- Data listing -
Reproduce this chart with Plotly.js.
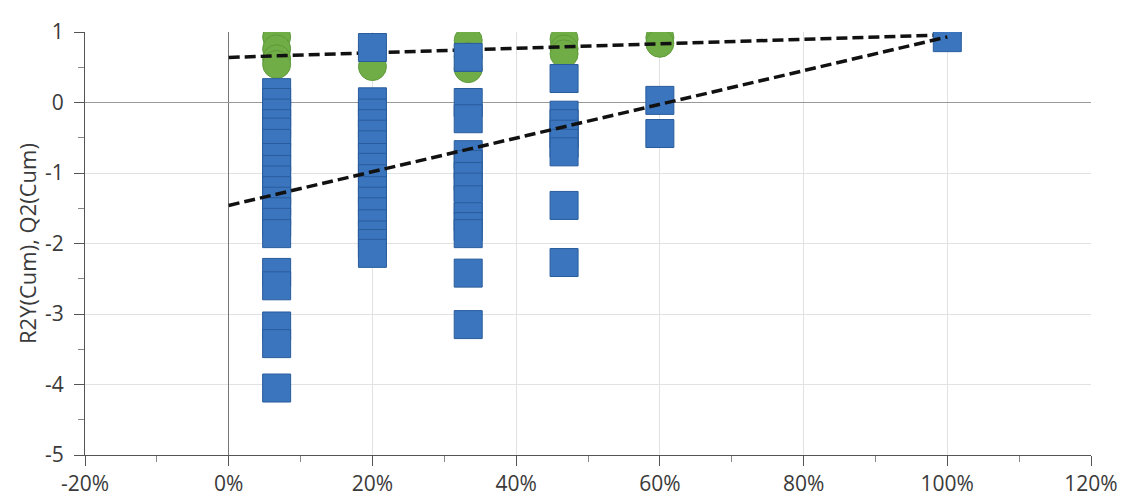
<!DOCTYPE html>
<html>
<head>
<meta charset="utf-8">
<script src="https://cdn.plot.ly/plotly-3.0.1.min.js"></script>
<style>html,body{margin:0;padding:0;background:#fff;}#chart{width:1133px;height:499px;}</style>
</head>
<body>
<div id="chart"></div>
<script>
// Correlation coefficient between permuted and original Y (x positions of permutation columns)
const corrCols = [0.0667, 0.2, 0.3333, 0.4667, 0.6, 1.0];
// R2Y(cum) values per column (green circles)
const r2Cols = [
  [0.93, 0.76, 0.62, 0.54],
  [0.78, 0.69, 0.51],
  [0.88, 0.65, 0.48],
  [0.9, 0.76, 0.69],
  [0.92, 0.84],
  [0.97]
];
// Q2(cum) values per column (blue squares)
const q2Cols = [
  [0.14, 0.0, -0.15, -0.3, -0.42, -0.58, -0.78, -0.95, -1.1, -1.25, -1.4, -1.55, -1.7, -1.86, -2.41, -2.6, -3.17, -3.42, -4.05],
  [0.78, 0.01, -0.15, -0.3, -0.45, -0.6, -0.78, -0.92, -1.08, -1.25, -1.4, -1.55, -1.72, -1.88, -2.0, -2.14],
  [0.64, 0.0, -0.23, -0.74, -0.88, -1.05, -1.2, -1.38, -1.62, -1.76, -1.86, -2.42, -3.15],
  [0.34, -0.18, -0.3, -0.45, -0.58, -0.7, -1.46, -2.27],
  [0.03, -0.44],
  [0.92]
];
// Regression lines: [intercept at x=0, value at x=1]
const lineX = [0, 1];
const r2Line = [0.64, 0.96];
const q2Line = [-1.46, 0.93];
// Tick labels
const xTickVals = [-0.2, 0, 0.2, 0.4, 0.6, 0.8, 1.0, 1.2];
const xTickText = ['-20%', '0%', '20%', '40%', '60%', '80%', '100%', '120%'];
const yTickVals = [-5, -4, -3, -2, -1, 0, 1];
const yTickText = ['-5', '-4', '-3', '-2', '-1', '0', '1'];

function flatten(cols) {
  const xs = [], ys = [];
  cols.forEach((col, i) => col.forEach(v => { xs.push(corrCols[i]); ys.push(v); }));
  return {xs, ys};
}
const r2 = flatten(r2Cols);
const q2 = flatten(q2Cols);

const traces = [
  {x: r2.xs, y: r2.ys, type: 'scatter', mode: 'markers', name: 'R2',
   marker: {symbol: 'circle', size: 28, color: '#70ad47', line: {color: '#5e9a3a', width: 1}}},
  {x: lineX, y: r2Line, type: 'scatter', mode: 'lines', name: 'R2 line',
   line: {color: '#111', width: 3.5, dash: '11px,5px'}},
  {x: q2.xs, y: q2.ys, type: 'scatter', mode: 'markers', name: 'Q2',
   marker: {symbol: 'square', size: 28, color: '#3a75be', line: {color: '#2a5c9c', width: 1}}},
  {x: lineX, y: q2Line, type: 'scatter', mode: 'lines', name: 'Q2 line',
   line: {color: '#111', width: 3.5, dash: '11px,5px'}}
];

const fam = 'Open Sans, Noto Sans, sans-serif';
const tickFont = {family: fam, size: 21, color: '#3a3a3a'};

const layout = {
  width: 1133, height: 499,
  margin: {l: 85, r: 42, t: 32, b: 44},
  paper_bgcolor: '#fff', plot_bgcolor: '#fff',
  showlegend: false,
  xaxis: {
    range: [-0.2, 1.2], tickmode: 'array', tickvals: xTickVals, ticktext: xTickText,
    showgrid: true, gridcolor: '#e2e2e2', gridwidth: 1,
    zeroline: true, zerolinecolor: '#777', zerolinewidth: 1,
    showline: true, linecolor: '#555', linewidth: 1,
    ticks: 'outside', ticklen: 10, tickcolor: '#555',
    minor: {dtick: 0.1, ticklen: 6, tickcolor: '#888', showgrid: false},
    tickfont: tickFont, ticklabelstandoff: 0, automargin: false
  },
  yaxis: {
    range: [-5, 1], tickmode: 'array', tickvals: yTickVals, ticktext: yTickText,
    showgrid: true, gridcolor: '#e2e2e2', gridwidth: 1,
    zeroline: true, zerolinecolor: '#999', zerolinewidth: 1.5,
    showline: true, linecolor: '#555', linewidth: 1,
    ticks: 'outside', ticklen: 10, tickcolor: '#555',
    minor: {dtick: 0.5, ticklen: 6, tickcolor: '#888', showgrid: false},
    tickfont: tickFont, ticklabelstandoff: 6, automargin: false,
    title: {text: 'R2Y(Cum), Q2(Cum)', font: {family: fam, size: 22, color: '#3a3a3a'}, standoff: 2}
  }
};

Plotly.newPlot('chart', traces, layout, {displayModeBar: false, staticPlot: true});
</script>
</body>
</html>
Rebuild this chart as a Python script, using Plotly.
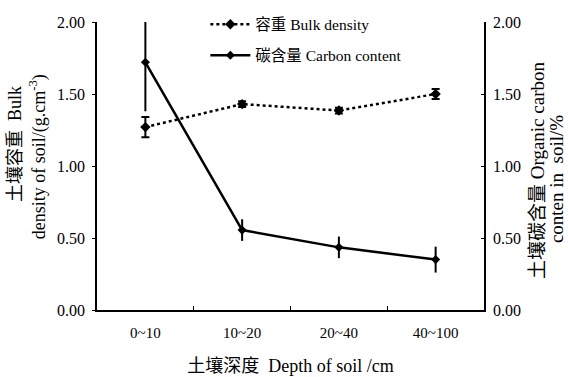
import plotly.graph_objects as go

depths = ["0~10", "10~20", "20~40", "40~100"]
bulk_density = [1.27, 1.43, 1.385, 1.50]
bulk_err = [0.07, 0.02, 0.02, 0.035]
carbon = [1.72, 0.555, 0.435, 0.35]
carbon_err_plus = [0.28, 0.075, 0.075, 0.09]
carbon_err_minus = [0.34, 0.075, 0.075, 0.09]
y_ticks = [0, 0.5, 1.0, 1.5, 2.0]
y_tick_text = ["0.00", "0.50", "1.00", "1.50", "2.00"]

SERIF = "Liberation Serif, Noto Sans CJK SC, serif"

fig = go.Figure()
fig.add_trace(go.Scatter(
    x=depths, y=bulk_density, name="容重 Bulk density", legendgroup="a",
    mode="lines+markers",
    line=dict(color="black", width=2.5, dash="dot"),
    marker=dict(symbol="diamond", size=8, color="black"),
    error_y=dict(type="data", array=bulk_err, color="black", thickness=2, width=4),
))
fig.add_trace(go.Scatter(
    x=depths, y=carbon, name="碳含量 Carbon content", legendgroup="b",
    mode="lines+markers", yaxis="y2",
    line=dict(color="black", width=2.5),
    marker=dict(symbol="diamond", size=7, color="black"),
    error_y=dict(type="data", symmetric=False, array=carbon_err_plus,
                 arrayminus=carbon_err_minus, color="black", thickness=2, width=0),
))

def title_note(text, x, y, size):
    return dict(text=text, xref="paper", yref="paper", x=x, y=y, textangle=-90,
                showarrow=False, font=dict(size=size, family=SERIF),
                xanchor="center", yanchor="middle")

fig.update_layout(
    width=568, height=377,
    margin=dict(l=97, r=84, t=22, b=67, autoexpand=False),
    paper_bgcolor="white", plot_bgcolor="white",
    font=dict(family=SERIF, color="black", size=14),
    showlegend=True,
    legend=dict(x=0.28, y=1.05, xanchor="left", yanchor="top",
                bgcolor="rgba(0,0,0,0)", tracegroupgap=8, itemwidth=40,
                font=dict(size=15.5, family=SERIF)),
    xaxis=dict(
        type="category", range=[-0.5, 3.5],
        showline=True, linecolor="black", linewidth=1.5,
        ticks="inside", tickson="boundaries", ticklen=4, tickcolor="black",
        showgrid=False, zeroline=False, automargin=False,
        tickfont=dict(size=15), ticklabelstandoff=8,
        title=dict(text="土壤深度  Depth of soil /cm", font=dict(size=18), standoff=20),
    ),
    yaxis=dict(
        range=[0, 2.0], tickvals=y_ticks, ticktext=y_tick_text,
        showline=True, linecolor="black", linewidth=1.5,
        ticks="outside", ticklen=3, tickcolor="black",
        showgrid=False, zeroline=False, automargin=False,
        tickfont=dict(size=16), ticklabelstandoff=4,
    ),
    yaxis2=dict(
        range=[0, 2.0], tickvals=y_ticks, ticktext=y_tick_text,
        overlaying="y", side="right",
        showline=True, linecolor="black", linewidth=1.5,
        ticks="inside", ticklen=3, tickcolor="black",
        showgrid=False, zeroline=False, automargin=False,
        tickfont=dict(size=16), ticklabelstandoff=4,
    ),
    annotations=[
        title_note("土壤容重  Bulk", -0.212, 0.576, 18),
        title_note("density of soil/(g.cm<sup>-3</sup>)", -0.152, 0.531, 18),
        title_note("土壤碳含量 Organic carbon", 1.137, 0.486, 19),
        title_note("conten in  soil/%", 1.189, 0.455, 19),
    ],
)

fig.write_html("out.html", config={"displayModeBar": False},
               post_script="document.body.style.margin='0';")
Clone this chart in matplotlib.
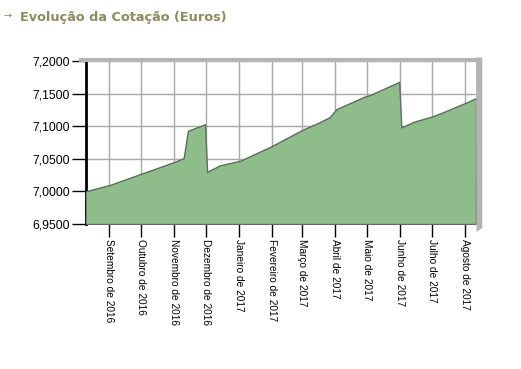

- Written request -
Return a copy of every line that includes the word "this".

- Final answer -
Reproduce this chart with Plotly.js.
Rebuild this chart as a Python script, using Plotly.
Clone this chart in matplotlib.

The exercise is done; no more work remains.